第151話 『サソリ』
怪盗イタッチ大作戦!!
著者:ピラフドリア
第151話
『サソリ』
病院に侵入したイタッチ達は、サソリのいる病室を目指して走っていた。
「アンの調べではこの先に警備がいる。警戒しろ」
イタッチは先頭を進みながら、後ろをついてくるダッチとヒョウに伝える。
深夜に来たとはいえ、警備体制は厳重だ。そう簡単には目的地には辿り着けない。
廊下の先で警備員が見張っている。イタッチ達は警備員に気づくと、足を止めて壁に背を向けて隠れた。
「どうする? あの警備員を倒して進むか?」
ヒョウは懐から小型のナイフを取り出してそんなことを言い出す。
「やるならやれるぜ」
ダッチもヒョウと同じでやる気満々だ。しかし、そんな二人をイタッチは止める。
「無理に戦う必要はない。ここは遠回りだが別のルートで行くぞ」
猪のような思考の二人を沈めて、別のルートをアンに確認させる。無線の先でパソコンを操作していたアンは、新たなルートを発見した。
「一つ前の角で右に曲がってください。そこから新しいルートで案内します」
「頼んだぜ。アン」
「はい!!」
無線の先からアンの嬉しそうな声が聞こえてくる。頼りにされているのが嬉しいようで、その先のナビも自信に溢れている。
アンのナビを使い、戦闘を避けながら進むことができ、警備員に見つからずに目的の病室前までたどり着いた。
「ここまで辿り着いた。この部屋の中にサソリがいるはずだな」
イタッチが扉を開ける。すると、病室のベッドで身体を起こしているサソリが、こちらを睨んできた。
「起きていたのか」
イタッチがサソリに話しかけると、サソリはニヤリと笑う。
「そろそろ来る頃だと分かってたからな。お前達は泥棒だ。感謝はしないぞ」
「もうお前も警察を辞めて、俺達と同じ同業者だろ」
サソリは答えずに身体をズラして、ベッドから足を出す。そして脱出のために立ち上がった。
「泥棒と協力はしたくない……が、今回はそれで手を打ってやる」
「ボロボロのやつがよく言うよ」
サソリはまだ傷が癒えていないのか。立ち上がったはいいが、今にも倒れそうなほどフラフラだ。
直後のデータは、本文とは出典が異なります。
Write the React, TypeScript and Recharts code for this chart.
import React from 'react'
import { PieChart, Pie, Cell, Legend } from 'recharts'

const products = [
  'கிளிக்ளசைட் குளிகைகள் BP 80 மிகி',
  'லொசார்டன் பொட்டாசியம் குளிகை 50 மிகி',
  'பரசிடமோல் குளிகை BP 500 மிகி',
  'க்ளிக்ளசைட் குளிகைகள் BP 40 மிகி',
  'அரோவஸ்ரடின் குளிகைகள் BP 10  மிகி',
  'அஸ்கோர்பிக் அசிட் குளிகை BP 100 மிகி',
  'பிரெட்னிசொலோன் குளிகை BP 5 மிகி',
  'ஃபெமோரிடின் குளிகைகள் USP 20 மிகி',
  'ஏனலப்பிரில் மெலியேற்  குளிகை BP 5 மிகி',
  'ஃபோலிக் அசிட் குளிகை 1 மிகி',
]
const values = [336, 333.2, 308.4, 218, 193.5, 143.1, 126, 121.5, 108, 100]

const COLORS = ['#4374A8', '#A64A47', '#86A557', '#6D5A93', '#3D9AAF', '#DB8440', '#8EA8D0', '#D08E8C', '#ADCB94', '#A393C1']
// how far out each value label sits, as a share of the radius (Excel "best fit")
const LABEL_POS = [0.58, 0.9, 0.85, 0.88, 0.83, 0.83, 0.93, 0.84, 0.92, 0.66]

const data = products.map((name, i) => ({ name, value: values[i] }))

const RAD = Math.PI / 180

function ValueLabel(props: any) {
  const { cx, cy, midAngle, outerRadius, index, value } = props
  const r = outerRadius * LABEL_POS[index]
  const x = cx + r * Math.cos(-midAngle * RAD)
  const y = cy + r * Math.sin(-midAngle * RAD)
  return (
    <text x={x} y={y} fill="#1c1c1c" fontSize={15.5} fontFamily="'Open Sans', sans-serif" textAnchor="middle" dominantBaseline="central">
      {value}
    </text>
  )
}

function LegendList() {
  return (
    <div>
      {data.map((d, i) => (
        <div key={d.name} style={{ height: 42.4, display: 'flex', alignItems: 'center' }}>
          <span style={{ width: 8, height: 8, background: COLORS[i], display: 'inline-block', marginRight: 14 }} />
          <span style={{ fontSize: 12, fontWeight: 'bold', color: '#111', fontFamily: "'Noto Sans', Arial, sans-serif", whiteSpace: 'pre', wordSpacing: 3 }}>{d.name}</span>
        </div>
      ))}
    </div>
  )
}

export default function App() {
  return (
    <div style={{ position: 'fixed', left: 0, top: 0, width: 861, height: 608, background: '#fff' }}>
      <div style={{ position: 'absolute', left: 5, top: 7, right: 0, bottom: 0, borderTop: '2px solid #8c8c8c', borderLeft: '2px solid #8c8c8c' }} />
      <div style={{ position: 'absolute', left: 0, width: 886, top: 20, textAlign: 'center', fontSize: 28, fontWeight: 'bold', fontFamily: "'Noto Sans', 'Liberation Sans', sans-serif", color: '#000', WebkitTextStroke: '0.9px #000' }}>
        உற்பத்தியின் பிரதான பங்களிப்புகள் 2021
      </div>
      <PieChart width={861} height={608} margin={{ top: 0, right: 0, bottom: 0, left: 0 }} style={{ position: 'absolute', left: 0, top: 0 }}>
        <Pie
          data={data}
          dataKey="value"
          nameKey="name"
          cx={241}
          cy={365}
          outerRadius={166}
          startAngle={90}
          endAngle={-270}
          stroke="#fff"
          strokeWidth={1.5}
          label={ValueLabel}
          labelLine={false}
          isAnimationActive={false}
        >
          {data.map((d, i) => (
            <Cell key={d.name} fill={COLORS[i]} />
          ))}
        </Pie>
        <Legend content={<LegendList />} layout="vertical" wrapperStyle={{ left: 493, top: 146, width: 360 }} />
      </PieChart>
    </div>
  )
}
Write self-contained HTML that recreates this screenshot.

サソリを心配してヒョウは素早く駆け寄ると、肩を貸した。
「サソリ……ここは私が…………」
そう言ってヒョウがサソリを支えようとしたが、サソリはヒョウを突き放す。
「お前達も……だ、パンテール。協力はするまが、契約だ。……それ以上、俺に構うな」
そう言って無理にでも一人で歩き出す。ヒョウは寂しそうにサソリを見つめるが、サソリはヒョウのことを振り返ることなく廊下へと進む。